Sunday, March 21, 2010

ERA BIODIESEL KEMBALI TIBA

Peneliti di Lembaga Riset Perkebunan Indonesia (LRPI)


    Banyak kalangan menilai bahwa industri sawit kini sudah kembali memasuki masa suram.  Hal ini dipicu oleh harga CPO yang terjun bebas, dari harga puncak sekitar US$ 1200 per ton pada Maret 2008, kini menjadi sekitar US$ 480. Bahkan harga CPO pada tahun 2009 diramalkan menurun bahkan menjadi sekitar US$ 300/ton. Situasi ini tidak hanya menyedihkan tetapi telah membuat pelaku industri CPO menjadi panik. Dampak negatif secara ekonomi dan sosial dari situasi ini sudah mulai terpampang di depan mata.

    Di beberapa wilayah, rasa panik dan mungkin wujud kekesalan atau protes petani direfleksikan dengan tidak melakukan panen sehingga buah sawit mereka dibiarkan membusuk.  Pemerintah pusat sudah mencoba meringankan beban mereka dengan menurunkan pungutan ekspor (PE)  menjadi nol persen. Bahkan ada pemerintah daerah yang berencana meringankan beban petani sawit dengan memberikan beras bersubsidi.  Perusahaan besar yang sempat menikmati rejeki nomplok ketika harga tingi, menyiasati situasi ini dengan mulai melakukan peremajaan yang ditargetkan sekitar 1 juta ha.

    Di balik situasi panik tersebut, ada harapan baru yang kembali merekah.  Situasi ini sebenarnya memberi harapan kembali pada industri strategis di masa depan yaitu industri biodiesel berbasis CPO.  Ketika harga CPO melambung tinggi, industri biodiesel tenggelam nyaris tak terdengar.  Seperti yang kami tulis pada Harian Bisnis Indoensia pada tanggal 31 Maret 2008 dengan judul Ada Apa dengan Biofuel, penulis berkeyakinan bahwa industri biodiesel harus terus dipersiapkan dan didukung oleh pemerintah. Pada saat itu, harga CPO sebagai bahan bakunya sedang mencapai rekor tertinggi yang tidak bisa dijelaskan dengan teori ekonomi di bangku kuliah. Hal ini telah membuat industri biodiesel mati suri.

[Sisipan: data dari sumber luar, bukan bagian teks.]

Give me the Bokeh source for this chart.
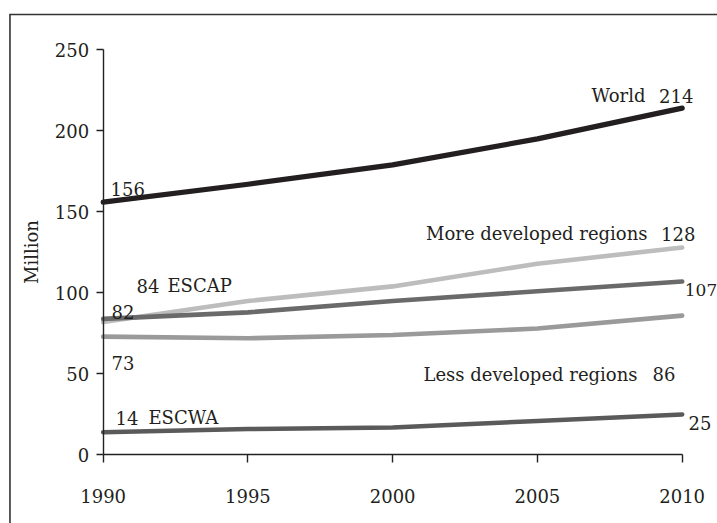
from bokeh.plotting import figure
from bokeh.models import Range1d, FixedTicker
from bokeh.embed import file_html
from bokeh.resources import INLINE
from bokeh.core.properties import value

# ---- data ----
years = [1990, 1995, 2000, 2005, 2010]
world = [156, 167, 179, 195, 214]
more_developed = [82, 95, 104, 118, 128]
escap = [84, 88, 95, 101, 107]
less_developed = [73, 72, 74, 78, 86]
escwa = [14, 16, 17, 21, 25]
y_ticks = [0, 50, 100, 150, 200, 250]
x_ticks = [1990, 1995, 2000, 2005, 2010]

FONT = "DejaVu Serif"
TXT = "#231f20"

# frame covers the whole canvas; axes are placed at fixed data locations
x0, x1 = 1986.453, 2011.22
y0, y1 = -42.26, 280.38
p = figure(width=717, height=523, output_backend="svg", toolbar_location=None,
           x_range=Range1d(x0, x1), y_range=Range1d(y0, y1),
           min_border_left=0, min_border_right=0, min_border_top=0, min_border_bottom=0)
p.outline_line_color = None
p.grid.grid_line_color = None
p.background_fill_color = "white"
p.border_fill_color = "white"

# surrounding box (only its top and left edges fall inside the crop)
bx, by = 1986.78, 271.75
p.line(x=[bx, bx, x1 + 1], y=[y0 - 10, by, by], line_color="#333333",
       line_width=1.6, line_join="miter")

series = [
    (world, "#231f20", 5.2),
    (more_developed, "#bdbdbd", 4.6),
    (escap, "#6a6a6a", 4.6),
    (less_developed, "#9a9a9a", 4.6),
    (escwa, "#5a5a5a", 4.6),
]
for vals, col, w in series:
    p.line(years, vals, line_color=col, line_width=w, line_cap="round", line_join="round")

# axes
for ax in (p.xaxis[0], p.yaxis[0]):
    ax.axis_line_color = "#222222"
    ax.axis_line_width = 1.4
    ax.major_tick_line_color = "#222222"
    ax.major_tick_line_width = 1.4
    ax.minor_tick_line_color = None
    ax.major_tick_in = 0
    ax.major_label_text_font = FONT
    ax.major_label_text_font_size = "18px"
    ax.major_label_text_color = TXT

p.xaxis.ticker = FixedTicker(ticks=x_ticks)
p.xaxis.bounds = (x_ticks[0], x_ticks[-1])
p.xaxis.fixed_location = y_ticks[0]
p.xaxis.major_tick_out = 8
p.xaxis.major_label_standoff = 26

p.yaxis.ticker = FixedTicker(ticks=y_ticks)
p.yaxis.bounds = (y_ticks[0], y_ticks[-1])
p.yaxis.fixed_location = x_ticks[0]
p.yaxis.major_tick_out = 7
p.yaxis.major_label_standoff = 7
p.yaxis.axis_label = "Million"
p.yaxis.axis_label_text_font = FONT
p.yaxis.axis_label_text_font_size = "18px"
p.yaxis.axis_label_text_font_style = "normal"
p.yaxis.axis_label_text_color = TXT
p.yaxis.axis_label_standoff = 10

# labels anchored to data points with pixel offsets
def lab(x, y, t, dx, dy, align="left", size="18px"):
    p.text(x=[x], y=[y], text=[t], x_offset=dx, y_offset=dy,
           text_font=value(FONT), text_font_size=size, text_color=TXT,
           text_align=align, text_baseline="alphabetic")

first, last = years[0], years[-1]
lab(first, world[0], str(world[0]), 7.3, -13.6)
lab(last, world[-1], str(world[-1]), 11.3, -12.6, "right")
lab(last, world[-1], "World", -36.7, -12.6, "right")
lab(last, more_developed[-1], str(more_developed[-1]), 13.3, -14, "right")
lab(last, more_developed[-1], "More developed regions", -34.7, -14, "right")
lab(first, escap[0], str(escap[0]), 33.3, -33.3)
lab(first, escap[0], "ESCAP", 64.3, -33.3)
lab(first, more_developed[0], str(more_developed[0]), 8.3, -9.6)
lab(first, less_developed[0], str(less_developed[0]), 8.3, 26.8)
lab(first, escwa[0], str(escwa[0]), 12.3, -14.8)
lab(first, escwa[0], "ESCWA", 45.3, -14.8)
lab(last, escap[-1], str(escap[-1]), 2.6, 8.9, size="17px")
lab(last, less_developed[-1], str(less_developed[-1]), -6.7, 58.9, "right")
lab(last, less_developed[-1], "Less developed regions", -44.7, 58.9, "right")
lab(last, escwa[-1], str(escwa[-1]), 6.3, 9)

open("out.html", "w").write(file_html(p, INLINE))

    Namun penulis berkeyakinan bahwa harga tinggi diluar batas kewajaran adalah bersifat sementara. Ketika pasar kembali normal, penurunan harga CPO pasti akan terjadi untuk kembali pada harga keseimbangan barunya. Jadi, penurunan harga hanyalah masalah waktu. Yang diluar perkiraan penulis adalah waktu yang dibutuhkan untuk penurunan harga tersebut demikian pendek dan mendadak.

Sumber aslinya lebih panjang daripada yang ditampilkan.